[BEGIN Excerpted data]

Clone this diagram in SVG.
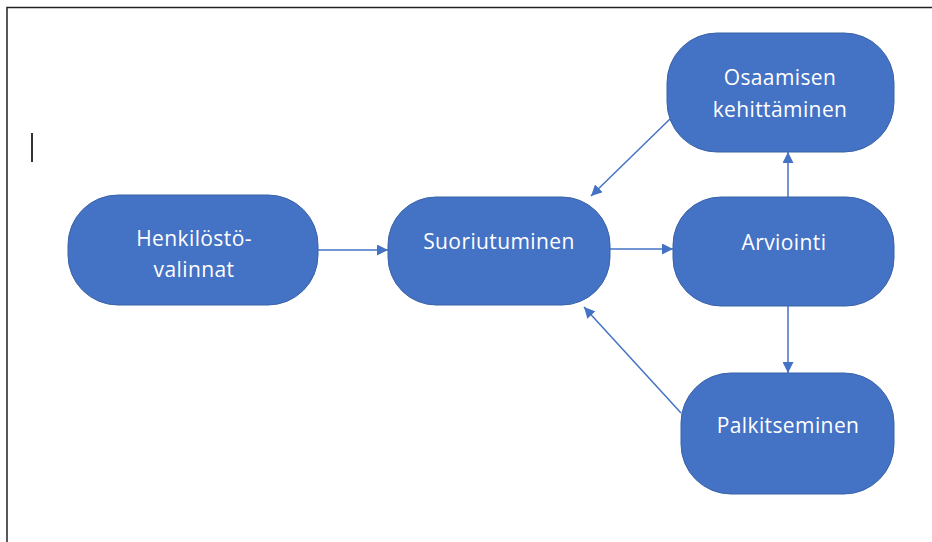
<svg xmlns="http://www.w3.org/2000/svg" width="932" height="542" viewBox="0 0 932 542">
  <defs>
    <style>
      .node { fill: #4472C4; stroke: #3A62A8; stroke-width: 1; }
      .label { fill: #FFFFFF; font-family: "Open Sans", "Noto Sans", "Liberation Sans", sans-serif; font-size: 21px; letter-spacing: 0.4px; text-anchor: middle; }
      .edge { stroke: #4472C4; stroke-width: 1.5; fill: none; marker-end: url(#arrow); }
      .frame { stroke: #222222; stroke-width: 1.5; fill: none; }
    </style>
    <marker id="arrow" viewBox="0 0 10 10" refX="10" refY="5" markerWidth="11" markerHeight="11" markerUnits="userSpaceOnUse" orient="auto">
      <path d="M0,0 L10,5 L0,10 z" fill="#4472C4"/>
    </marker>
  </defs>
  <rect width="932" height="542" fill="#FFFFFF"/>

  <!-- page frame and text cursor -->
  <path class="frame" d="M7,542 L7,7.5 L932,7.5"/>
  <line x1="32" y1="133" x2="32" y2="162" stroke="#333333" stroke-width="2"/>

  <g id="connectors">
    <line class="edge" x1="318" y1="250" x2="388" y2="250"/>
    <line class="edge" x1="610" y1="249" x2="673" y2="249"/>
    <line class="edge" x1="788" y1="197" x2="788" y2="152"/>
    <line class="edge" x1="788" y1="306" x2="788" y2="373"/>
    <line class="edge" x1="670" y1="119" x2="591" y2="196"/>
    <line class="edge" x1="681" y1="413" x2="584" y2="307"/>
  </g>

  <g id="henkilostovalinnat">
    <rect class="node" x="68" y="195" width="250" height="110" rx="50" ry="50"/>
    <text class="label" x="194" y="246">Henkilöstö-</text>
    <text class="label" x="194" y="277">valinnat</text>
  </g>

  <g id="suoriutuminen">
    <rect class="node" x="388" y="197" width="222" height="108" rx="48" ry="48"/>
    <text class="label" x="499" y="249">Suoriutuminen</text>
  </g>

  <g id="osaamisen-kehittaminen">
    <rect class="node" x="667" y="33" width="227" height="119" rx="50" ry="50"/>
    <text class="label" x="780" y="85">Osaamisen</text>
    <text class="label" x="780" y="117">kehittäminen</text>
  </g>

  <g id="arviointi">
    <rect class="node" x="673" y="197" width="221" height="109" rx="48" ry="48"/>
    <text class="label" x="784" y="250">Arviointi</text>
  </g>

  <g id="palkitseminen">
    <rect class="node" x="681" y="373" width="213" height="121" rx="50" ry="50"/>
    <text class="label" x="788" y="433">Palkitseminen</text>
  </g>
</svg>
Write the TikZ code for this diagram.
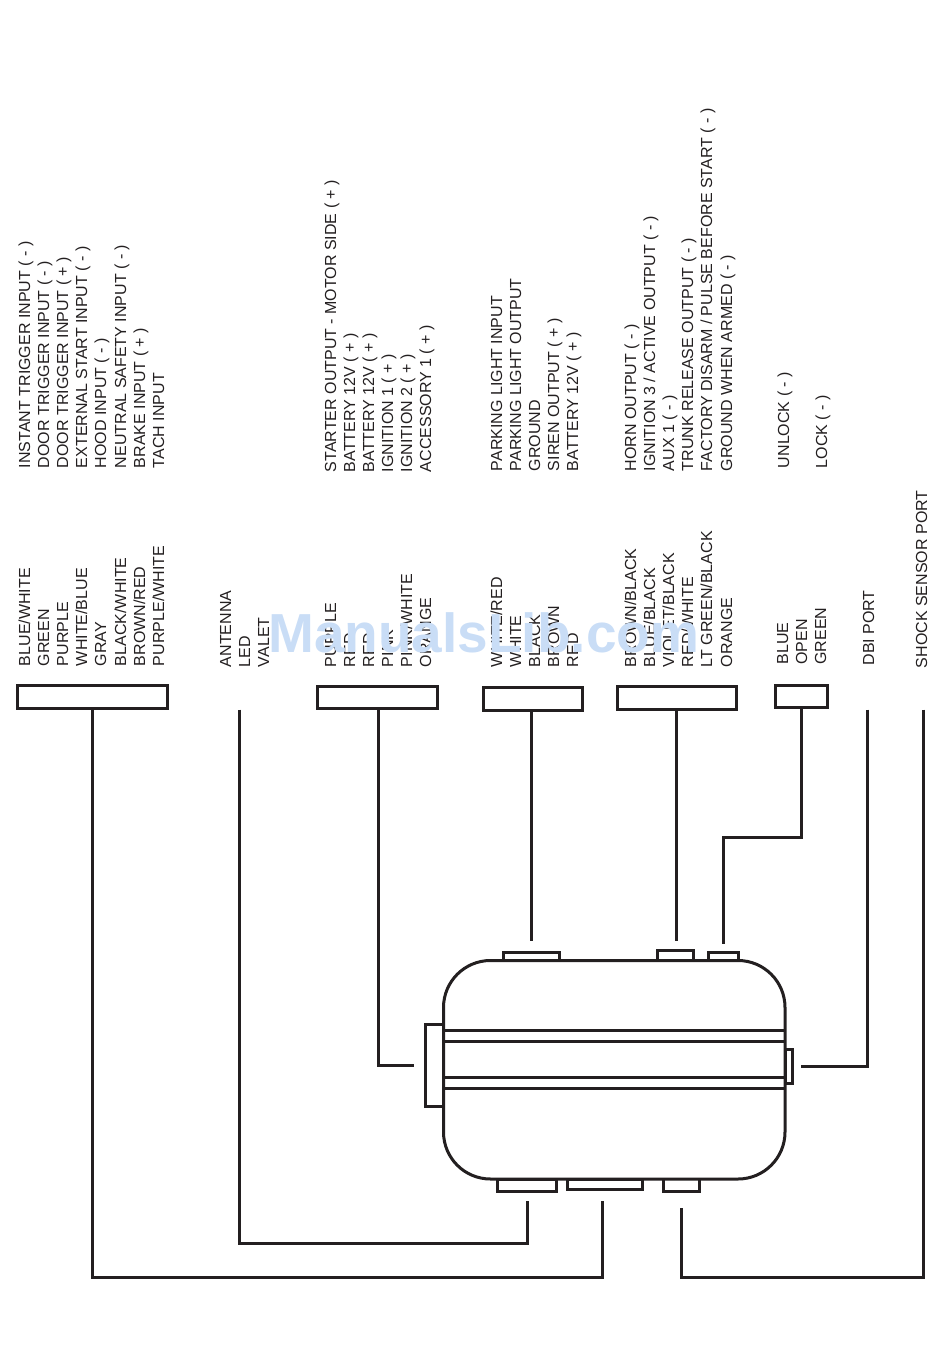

[END Excerpted data]

• **What needs to be done**: Ignore the images and quote every line of the listing exactly.

• **Problem solution**:
Clone this diagram in SVG.
<svg xmlns="http://www.w3.org/2000/svg" width="932" height="542" viewBox="0 0 932 542">
  <defs>
    <style>
      .node { fill: #4472C4; stroke: #3A62A8; stroke-width: 1; }
      .label { fill: #FFFFFF; font-family: "Open Sans", "Noto Sans", "Liberation Sans", sans-serif; font-size: 21px; letter-spacing: 0.4px; text-anchor: middle; }
      .edge { stroke: #4472C4; stroke-width: 1.5; fill: none; marker-end: url(#arrow); }
      .frame { stroke: #222222; stroke-width: 1.5; fill: none; }
    </style>
    <marker id="arrow" viewBox="0 0 10 10" refX="10" refY="5" markerWidth="11" markerHeight="11" markerUnits="userSpaceOnUse" orient="auto">
      <path d="M0,0 L10,5 L0,10 z" fill="#4472C4"/>
    </marker>
  </defs>
  <rect width="932" height="542" fill="#FFFFFF"/>

  <!-- page frame and text cursor -->
  <path class="frame" d="M7,542 L7,7.5 L932,7.5"/>
  <line x1="32" y1="133" x2="32" y2="162" stroke="#333333" stroke-width="2"/>

  <g id="connectors">
    <line class="edge" x1="318" y1="250" x2="388" y2="250"/>
    <line class="edge" x1="610" y1="249" x2="673" y2="249"/>
    <line class="edge" x1="788" y1="197" x2="788" y2="152"/>
    <line class="edge" x1="788" y1="306" x2="788" y2="373"/>
    <line class="edge" x1="670" y1="119" x2="591" y2="196"/>
    <line class="edge" x1="681" y1="413" x2="584" y2="307"/>
  </g>

  <g id="henkilostovalinnat">
    <rect class="node" x="68" y="195" width="250" height="110" rx="50" ry="50"/>
    <text class="label" x="194" y="246">Henkilöstö-</text>
    <text class="label" x="194" y="277">valinnat</text>
  </g>

  <g id="suoriutuminen">
    <rect class="node" x="388" y="197" width="222" height="108" rx="48" ry="48"/>
    <text class="label" x="499" y="249">Suoriutuminen</text>
  </g>

  <g id="osaamisen-kehittaminen">
    <rect class="node" x="667" y="33" width="227" height="119" rx="50" ry="50"/>
    <text class="label" x="780" y="85">Osaamisen</text>
    <text class="label" x="780" y="117">kehittäminen</text>
  </g>

  <g id="arviointi">
    <rect class="node" x="673" y="197" width="221" height="109" rx="48" ry="48"/>
    <text class="label" x="784" y="250">Arviointi</text>
  </g>

  <g id="palkitseminen">
    <rect class="node" x="681" y="373" width="213" height="121" rx="50" ry="50"/>
    <text class="label" x="788" y="433">Palkitseminen</text>
  </g>
</svg>
Write the TikZ code for this diagram.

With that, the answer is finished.